Why Hollywood directors feel the need to levy their judgment on the current state of politics is anyone’s guess. Somehow the elite feel that wealth and media exposure gives them a virtuous pulpit to preach from.
However, their ravings come across as old, tired, and stale. At the Cannes Film Festival, director Spike Lee premiered his film, BlacKkKlansman, with a heavy dose of political commentary. Vulture reported his remarks in full on May 15, stating that Lee launched into a tirade. He said, “The so-called American cradle of democracy, that’s bullshit.”
Lee’s film starts with a coda, a montage of the “conflict in Charlottesville...that ends with a dedication to Heather Heyer.” Lee referred to the event at a press conference for his film, saying, “It’s an ugly, ugly, ugly blemish on the United States of America.”
And of course, Trump is to blame. Lee said, “We have a guy in the White House -- I’m not going to say his fucking name -- who defined that moment not just for Americans but the world, and that motherfucker was given the chance to say we are about love, not hate. And that motherfucker did not denounce the motherfucking Klan, the alt-right, and those Nazi motherfuckers. It was a defining moment, and he could have said that to the world, not just the United States, that we were better than that.”
But wait, there’s more! Not only did Lee have a lot to say about Trump, but he also offered his brutal perspective on America and conservatives. “The United States of America was built on the genocide of native people and slavery. That is the fabric of the United States of America. As my Brooklyn brother Jay-Z would say, facts.”

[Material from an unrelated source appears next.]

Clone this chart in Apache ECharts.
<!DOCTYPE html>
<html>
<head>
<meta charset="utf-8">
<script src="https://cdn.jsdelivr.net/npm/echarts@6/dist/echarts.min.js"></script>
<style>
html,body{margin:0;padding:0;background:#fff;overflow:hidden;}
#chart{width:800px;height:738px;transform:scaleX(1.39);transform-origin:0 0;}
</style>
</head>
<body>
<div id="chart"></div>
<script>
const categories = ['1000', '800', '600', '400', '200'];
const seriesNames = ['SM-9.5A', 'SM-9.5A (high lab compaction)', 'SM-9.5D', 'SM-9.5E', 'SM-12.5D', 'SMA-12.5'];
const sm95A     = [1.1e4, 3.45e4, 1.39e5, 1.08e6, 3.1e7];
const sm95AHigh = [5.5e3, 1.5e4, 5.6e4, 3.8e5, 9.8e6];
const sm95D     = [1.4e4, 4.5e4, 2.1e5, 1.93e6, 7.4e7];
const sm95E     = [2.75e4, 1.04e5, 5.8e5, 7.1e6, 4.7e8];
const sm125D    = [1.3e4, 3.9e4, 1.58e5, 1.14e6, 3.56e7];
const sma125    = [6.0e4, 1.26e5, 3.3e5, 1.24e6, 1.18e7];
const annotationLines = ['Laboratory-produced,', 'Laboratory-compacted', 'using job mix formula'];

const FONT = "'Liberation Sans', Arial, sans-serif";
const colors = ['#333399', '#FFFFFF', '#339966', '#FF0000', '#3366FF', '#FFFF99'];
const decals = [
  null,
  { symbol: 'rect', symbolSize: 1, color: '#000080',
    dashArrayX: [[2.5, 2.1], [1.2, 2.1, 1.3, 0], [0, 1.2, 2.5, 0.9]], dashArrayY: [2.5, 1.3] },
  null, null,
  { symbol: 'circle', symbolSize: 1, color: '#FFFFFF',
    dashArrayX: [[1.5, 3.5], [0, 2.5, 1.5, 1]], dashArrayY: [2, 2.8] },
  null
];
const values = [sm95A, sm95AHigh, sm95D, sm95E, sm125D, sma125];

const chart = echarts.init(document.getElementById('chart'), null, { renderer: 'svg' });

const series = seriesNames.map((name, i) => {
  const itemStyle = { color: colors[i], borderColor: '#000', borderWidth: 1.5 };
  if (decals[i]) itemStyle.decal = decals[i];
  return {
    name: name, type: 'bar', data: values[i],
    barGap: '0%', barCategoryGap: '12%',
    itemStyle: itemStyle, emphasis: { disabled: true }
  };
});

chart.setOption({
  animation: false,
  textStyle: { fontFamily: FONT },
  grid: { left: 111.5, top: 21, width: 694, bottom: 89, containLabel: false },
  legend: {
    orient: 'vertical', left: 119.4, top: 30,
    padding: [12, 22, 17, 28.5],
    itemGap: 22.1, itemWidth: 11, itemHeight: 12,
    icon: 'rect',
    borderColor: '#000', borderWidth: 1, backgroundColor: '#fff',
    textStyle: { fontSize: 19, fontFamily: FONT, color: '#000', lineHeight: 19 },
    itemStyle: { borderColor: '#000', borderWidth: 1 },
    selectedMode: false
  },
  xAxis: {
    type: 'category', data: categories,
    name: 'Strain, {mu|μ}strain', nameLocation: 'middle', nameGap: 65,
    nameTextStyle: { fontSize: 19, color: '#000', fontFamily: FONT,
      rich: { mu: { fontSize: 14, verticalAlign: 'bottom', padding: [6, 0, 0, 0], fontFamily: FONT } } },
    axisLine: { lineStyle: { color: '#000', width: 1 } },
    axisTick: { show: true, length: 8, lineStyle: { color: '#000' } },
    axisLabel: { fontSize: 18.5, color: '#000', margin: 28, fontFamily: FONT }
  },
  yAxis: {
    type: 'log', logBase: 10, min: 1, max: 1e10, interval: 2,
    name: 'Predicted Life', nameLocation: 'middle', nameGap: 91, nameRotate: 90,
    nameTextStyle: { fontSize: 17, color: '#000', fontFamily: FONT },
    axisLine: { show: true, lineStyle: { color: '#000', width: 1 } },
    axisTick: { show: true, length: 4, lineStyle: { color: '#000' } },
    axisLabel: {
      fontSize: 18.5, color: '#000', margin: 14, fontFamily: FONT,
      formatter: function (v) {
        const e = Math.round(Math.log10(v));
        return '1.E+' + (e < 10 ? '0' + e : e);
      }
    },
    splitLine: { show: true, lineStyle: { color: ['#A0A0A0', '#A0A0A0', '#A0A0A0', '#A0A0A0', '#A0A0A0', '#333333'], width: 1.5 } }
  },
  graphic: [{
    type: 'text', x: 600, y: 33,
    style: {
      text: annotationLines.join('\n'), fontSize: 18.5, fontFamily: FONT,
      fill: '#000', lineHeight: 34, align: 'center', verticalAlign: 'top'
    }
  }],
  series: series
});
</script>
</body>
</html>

His judgment on conservatives was just as heavy-handed: “And I like to say this is not just something that pertains to the United States of America, this bullshit has gone over the world. This right-wing bullshit is not just America, it is all over the world, and we have to wake up.”

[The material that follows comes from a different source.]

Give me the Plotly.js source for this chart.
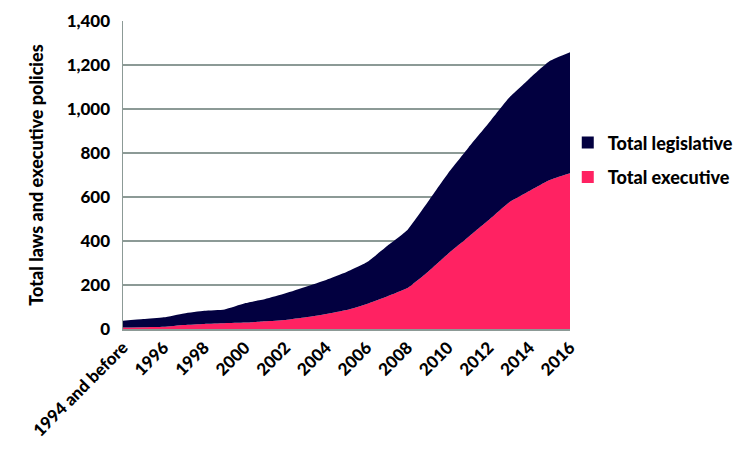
<!DOCTYPE html>
<html>
<head>
<meta charset="utf-8">
<script src="https://cdn.plot.ly/plotly-3.0.1.min.js"></script>
<style>html,body{margin:0;padding:0;background:#fff;}#chart{width:750px;height:465px;}</style>
</head>
<body>
<div id="chart"></div>
<script>
const years = ["1994 and before","1995","1996","1997","1998","1999","2000","2001","2002","2003","2004","2005","2006","2007","2008","2009","2010","2011","2012","2013","2014","2015","2016"];
const executive = [7,8,10,18,23,26,29,35,41,53,68,86,114,148,186,259,342,418,495,575,627,677,708];
const legislative = [31,37,43,53,60,63,88,101,121,139,155,173,189,229,264,318,366,406,441,476,511,541,550];
const tickLabels = ["1994 and before","1996","1998","2000","2002","2004","2006","2008","2010","2012","2014","2016"];

const navy = "#020040", pink = "#ff2262";
const fontFam = "Lato, 'Open Sans', sans-serif";
const f = (s) => ({family: fontFam, size: s, color: "#000", weight: 900});
const traces = [
  {x: years, y: executive, name: "Total executive", type: "scatter", mode: "lines", showlegend: false,
   stackgroup: "one", fillcolor: pink, line: {width: 0, shape: "spline", smoothing: 0.4, color: pink}},
  {x: years, y: legislative, name: "Total legislative", type: "scatter", mode: "lines", showlegend: false,
   stackgroup: "one", fillcolor: navy, line: {width: 0, shape: "spline", smoothing: 0.4, color: navy}},
  {x: [null], y: [null], name: "Total legislative", type: "scatter", mode: "markers", legendgroup: "a",
   marker: {symbol: "square", size: 10, color: navy}, hoverinfo: "skip"},
  {x: [null], y: [null], name: "Total executive", type: "scatter", mode: "markers", legendgroup: "b",
   marker: {symbol: "square", size: 10, color: pink}, hoverinfo: "skip"}
];
const layout = {
  width: 750, height: 465,
  margin: {l: 123, r: 175, t: 21, b: 136},
  paper_bgcolor: "#fff", plot_bgcolor: "#fff",
  font: f(17),
  showlegend: true,
  legend: {x: 0.995, y: 0.549, xanchor: "left", yanchor: "middle", traceorder: "grouped",
           bgcolor: "rgba(0,0,0,0)", borderwidth: 0,
           font: f(18), tracegroupgap: 8, itemwidth: 30, itemsizing: "constant"},
  xaxis: {type: "category", range: [0, 22], tickmode: "array", tickvals: tickLabels, ticktext: tickLabels,
          tickangle: -45, showgrid: false, showline: true, linecolor: "#8c9a96", linewidth: 2,
          ticks: "", zeroline: false, fixedrange: true, tickfont: f(17)},
  yaxis: {range: [0, 1400], dtick: 200, tickformat: ",", showgrid: true, gridcolor: "#8c9a96", gridwidth: 1.5,
          showline: true, linecolor: "#8c9a96", linewidth: 1.5, ticks: "", zeroline: false,
          ticklabelstandoff: 8,
          title: {text: "Total laws and executive policies", standoff: 18, font: f(18)},
          tickfont: f(17)}
};
Plotly.newPlot("chart", traces, layout, {displayModeBar: false, staticPlot: true});
</script>
</body>
</html>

Surprisingly, this is not the worst of Spike Lee’s comments over the years aimed at conservative politics. In 1999, the director angrily raged that actor Charlton Heston should have been “shot with a .44 Bull Dog.” In March of 2012, after the shooting of Trayvon Martin, Lee tweeted out what he thought was the address of George Zimmerman, but instead turned out to be an innocent couple who were forced to flee their home in the face of misdirected death threats. The couple ended up suing Lee.